Pesawat B-29 berputar-putar di atas Kokura sebanyak tiga kali, menunggu visibilitas yang memadai untuk menjatuhkan bom dengan akurat. Namun, sistem pertahanan darat Kokura mendeteksi kehadiran mereka dan mulai melancarkan serangan. Mayor Charles Sweeney, pilot Bockscar, memutuskan untuk mengalihkan target ke Nagasaki karena bahan bakar pesawat semakin menipis. Kokura lolos dari maut bom atom, bukan hanya sekali, melainkan dua kali.

Keberuntungan Kokura melahirkan ungkapan "Keberuntungan Kokura" dalam bahasa Jepang, yang menggambarkan lolos dari nasib buruk. Di sisi lain, Nagasaki tidak seberuntung itu. Bom atom yang dijatuhkan di sana menewaskan sekitar 70.000 orang dan menyebabkan penderitaan radiasi jangka panjang bagi ribuan lainnya.

Sejak Maret 1945, Amerika Serikat gencar menyerang kota-kota di Jepang dengan bom pembakar. Serangan di Tokyo pada 9 Maret merenggut nyawa lebih dari 83.000 orang dan menyebabkan jutaan orang kehilangan tempat tinggal. Namun, Kokura tetap utuh, terlindungi dari serangan bom pembakar maupun bom atom. Alasan di balik ini adalah keinginan militer AS untuk mempelajari dampak bom atom dengan lebih baik di kota yang belum tersentuh.

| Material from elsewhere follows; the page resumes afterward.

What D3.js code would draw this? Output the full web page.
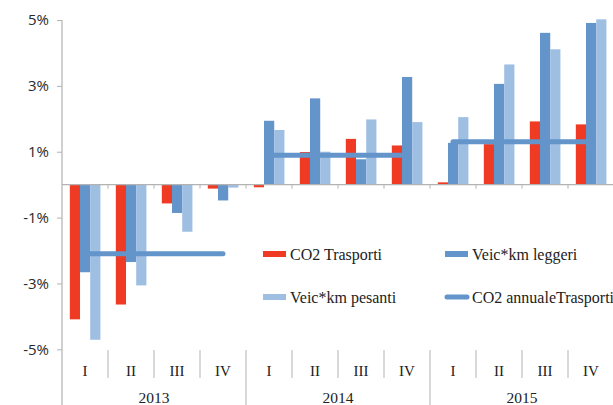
<!DOCTYPE html>
<html>
<head>
<meta charset="utf-8">
<script src="https://cdn.jsdelivr.net/npm/d3@7"></script>
<style>
  html, body { margin: 0; padding: 0; background: #fff; overflow: hidden; }
  svg { display: block; }
</style>
</head>
<body>
<svg id="chart" width="613" height="405"></svg>
<script>
// Quarterly variation (%) of transport CO2 and vehicle-km
const years = ["2013", "2014", "2015"];
const quarters = ["I", "II", "III", "IV"];
const co2Trasporti = [-4.09, -3.64, -0.57, -0.12, -0.08, 0.99, 1.39, 1.19, 0.07, 1.23, 1.92, 1.83];
const veicLeggeri = [-2.66, -2.35, -0.86, -0.48, 1.94, 2.62, 0.77, 3.27, 1.27, 3.06, 4.61, 4.91];
const veicPesanti = [-4.71, -3.06, -1.43, -0.09, 1.66, 1.00, 1.98, 1.90, 2.05, 3.65, 4.11, 5.02];
const co2Annuale = [-2.10, 0.89, 1.30];
const yTicks = [-5, -3, -1, 1, 3, 5];

const seriesNames = ["CO2 Trasporti", "Veic*km leggeri", "Veic*km pesanti"];
const seriesValues = [co2Trasporti, veicLeggeri, veicPesanti];
const colors = ["#EF3B24", "#6394CA", "#9EBEE2"];
const lineName = "CO2 annualeTrasporti";

const cats = [];
years.forEach(y => quarters.forEach(q => cats.push(y + "-" + q)));

const svg = d3.select("#chart");
const axisColor = "#b3b3b3";

const x = d3.scaleBand().domain(cats).range([62, 614]).padding(0);
const bw = x.bandwidth();
const xs = d3.scaleBand().domain(seriesNames).range([bw * 0.17, bw * 0.835]).padding(0);
const y = d3.scaleLinear().domain([-5, 5]).range([349.3, 20]);

// bars
const g = svg.append("g");
seriesNames.forEach((name, si) => {
  g.selectAll(null)
    .data(seriesValues[si].map((v, i) => ({ v, c: cats[i] })))
    .join("rect")
    .attr("x", d => x(d.c) + xs(name))
    .attr("width", xs.bandwidth())
    .attr("y", d => y(Math.max(0, d.v)))
    .attr("height", d => Math.abs(y(d.v) - y(0)))
    .attr("fill", colors[si]);
});

// zero axis with ticks at quarter boundaries
svg.append("line")
  .attr("x1", 62).attr("x2", 614)
  .attr("y1", y(0)).attr("y2", y(0))
  .attr("stroke", axisColor).attr("stroke-width", 1.2);
cats.forEach((c, i) => {
  if (i === 0) return;
  svg.append("line")
    .attr("x1", x(c)).attr("x2", x(c))
    .attr("y1", y(0)).attr("y2", y(0) + 4)
    .attr("stroke", axisColor).attr("stroke-width", 1);
});

// y axis
const yAxis = d3.axisLeft(y).tickValues(yTicks).tickSize(5).tickPadding(8)
  .tickFormat(d => d + "%");
const ya = svg.append("g").attr("transform", "translate(62,0)").call(yAxis);
ya.select(".domain").remove();
ya.selectAll(".tick line").attr("stroke", axisColor);
ya.selectAll(".tick text")
  .attr("fill", "#2a2a2a")
  .style("font-family", "'Open Sans', 'Liberation Sans', sans-serif")
  .style("font-size", "15px");
svg.append("line")
  .attr("x1", 62).attr("x2", 62).attr("y1", y(5)).attr("y2", 405)
  .attr("stroke", axisColor).attr("stroke-width", 1.2);

// annual CO2 line per year
const lineGen = d3.line().x(d => d[0]).y(d => d[1]);
years.forEach((yr, yi) => {
  const first = x(yr + "-I") + bw / 2;
  const last = x(yr + "-IV") + bw / 2;
  svg.append("path")
    .attr("d", lineGen([[first, y(co2Annuale[yi])], [last, y(co2Annuale[yi])]]))
    .attr("stroke", colors[1]).attr("stroke-width", 5)
    .attr("stroke-linecap", "round").attr("fill", "none");
});

// category labels and separators
const serif = "'Liberation Serif', 'Times New Roman', serif";
cats.forEach((c, i) => {
  const isYear = i % 4 === 0;
  if (i > 0) {
    svg.append("line")
      .attr("x1", x(c)).attr("x2", x(c))
      .attr("y1", 350).attr("y2", isYear ? 405 : 378)
      .attr("stroke", axisColor).attr("stroke-width", 1);
  }
  svg.append("text")
    .attr("x", x(c) + bw / 2).attr("y", 376)
    .attr("text-anchor", "middle")
    .attr("fill", "#222")
    .style("font-family", serif).style("font-size", "15px")
    .text(quarters[i % 4]);
});
svg.append("line")
  .attr("x1", 614).attr("x2", 614).attr("y1", 350).attr("y2", 405)
  .attr("stroke", axisColor);
years.forEach(yr => {
  const cx = (x(yr + "-I") + x(yr + "-IV") + bw) / 2;
  svg.append("text")
    .attr("x", cx).attr("y", 403)
    .attr("text-anchor", "middle")
    .attr("fill", "#222")
    .style("font-family", serif).style("font-size", "15.5px")
    .text(yr);
});

// legend
const legendItems = [
  { name: seriesNames[0], color: colors[0], kind: "rect", lx: 263, ly: 254 },
  { name: seriesNames[1], color: colors[1], kind: "rect", lx: 445, ly: 254 },
  { name: seriesNames[2], color: colors[2], kind: "rect", lx: 263, ly: 297 },
  { name: lineName, color: colors[1], kind: "line", lx: 445, ly: 297 }
];
legendItems.forEach(it => {
  if (it.kind === "rect") {
    svg.append("rect")
      .attr("x", it.lx).attr("y", it.ly - 3)
      .attr("width", 23).attr("height", 6)
      .attr("fill", it.color);
  } else {
    svg.append("line")
      .attr("x1", it.lx + 2).attr("x2", it.lx + 22)
      .attr("y1", it.ly).attr("y2", it.ly)
      .attr("stroke", it.color).attr("stroke-width", 5)
      .attr("stroke-linecap", "round");
  }
  svg.append("text")
    .attr("x", it.lx + 27).attr("y", it.ly + 5.5)
    .attr("fill", "#222")
    .style("font-family", serif).style("font-size", "16px")
    .text(it.name);
});
</script>
</body>
</html>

Nagasaki sebenarnya tidak masuk dalam daftar target awal, tetapi dipilih atas desakan Menteri Perang AS saat itu, Harry Stimson. Ia meyakinkan Presiden Harry Truman bahwa menghancurkan Kyoto, bekas ibu kota Jepang, akan mempersulit rekonsiliasi pasca-perang. Beberapa sejarawan berpendapat bahwa Stimson memiliki kepentingan pribadi, karena pernah menghabiskan bulan madunya di Kyoto.

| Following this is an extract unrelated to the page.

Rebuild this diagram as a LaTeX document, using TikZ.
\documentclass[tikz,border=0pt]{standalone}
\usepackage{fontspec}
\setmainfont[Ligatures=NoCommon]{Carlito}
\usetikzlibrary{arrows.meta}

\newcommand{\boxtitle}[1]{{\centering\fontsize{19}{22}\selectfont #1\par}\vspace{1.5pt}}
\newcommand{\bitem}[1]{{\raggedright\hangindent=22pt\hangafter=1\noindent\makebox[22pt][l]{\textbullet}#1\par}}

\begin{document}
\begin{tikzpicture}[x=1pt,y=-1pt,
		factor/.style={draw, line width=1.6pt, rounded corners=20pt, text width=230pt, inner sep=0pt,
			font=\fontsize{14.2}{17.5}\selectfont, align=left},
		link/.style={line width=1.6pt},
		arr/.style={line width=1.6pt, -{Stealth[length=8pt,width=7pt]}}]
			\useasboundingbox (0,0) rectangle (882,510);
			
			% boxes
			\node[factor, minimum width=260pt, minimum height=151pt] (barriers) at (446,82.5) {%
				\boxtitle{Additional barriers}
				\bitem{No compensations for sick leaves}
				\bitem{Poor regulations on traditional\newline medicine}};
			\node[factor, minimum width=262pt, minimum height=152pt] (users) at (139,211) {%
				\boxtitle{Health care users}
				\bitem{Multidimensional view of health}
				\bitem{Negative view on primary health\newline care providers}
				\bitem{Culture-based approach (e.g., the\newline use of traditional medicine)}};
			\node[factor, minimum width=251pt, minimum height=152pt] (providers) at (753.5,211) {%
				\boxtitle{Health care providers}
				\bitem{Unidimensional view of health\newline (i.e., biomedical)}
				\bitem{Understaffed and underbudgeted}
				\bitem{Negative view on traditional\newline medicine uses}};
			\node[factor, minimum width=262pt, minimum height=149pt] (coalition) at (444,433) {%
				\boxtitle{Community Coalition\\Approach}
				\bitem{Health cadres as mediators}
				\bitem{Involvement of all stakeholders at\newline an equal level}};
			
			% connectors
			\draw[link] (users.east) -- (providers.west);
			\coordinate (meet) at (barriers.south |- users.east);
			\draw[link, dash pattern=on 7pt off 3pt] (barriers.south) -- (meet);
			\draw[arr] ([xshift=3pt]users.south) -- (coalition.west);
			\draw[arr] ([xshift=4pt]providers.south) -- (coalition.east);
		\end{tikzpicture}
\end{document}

Kokura, yang kini menjadi bagian dari Kitakyushu, selamat dari kehancuran fisik, namun tidak dari trauma kolektif. Ketika berita tentang Kokura sebagai target awal bom Nagasaki tersebar, rasa lega bercampur dengan duka dan empati muncul. Kitakyushu membangun Monumen Bom Atom Nagasaki di taman bekas gudang senjata. Monumen ini menjadi pengingat akan nasib tragis Nagasaki dan ancaman yang nyaris menimpa Kokura, dan setiap tahun menjadi tempat peringatan pada tanggal 9 Agustus. Museum Perdamaian Kota Kitakyushu juga dibuka pada tahun 2022.

Kokura dan Nagasaki menjalin hubungan persahabatan yang erat, mengakui nasib mereka yang saling terkait. Kitakyushu sendiri mengalami transformasi yang signifikan. Sebagai kota industri, polusi sempat merajalela, bahkan mencemari Teluk Dokai. Namun, dengan investasi berkelanjutan dalam teknologi terbarukan, Kitakyushu kini dikenal sebagai salah satu kota terhijau di Asia, sebuah kota yang tidak melupakan masa lalu, tetapi terus melangkah menuju masa depan.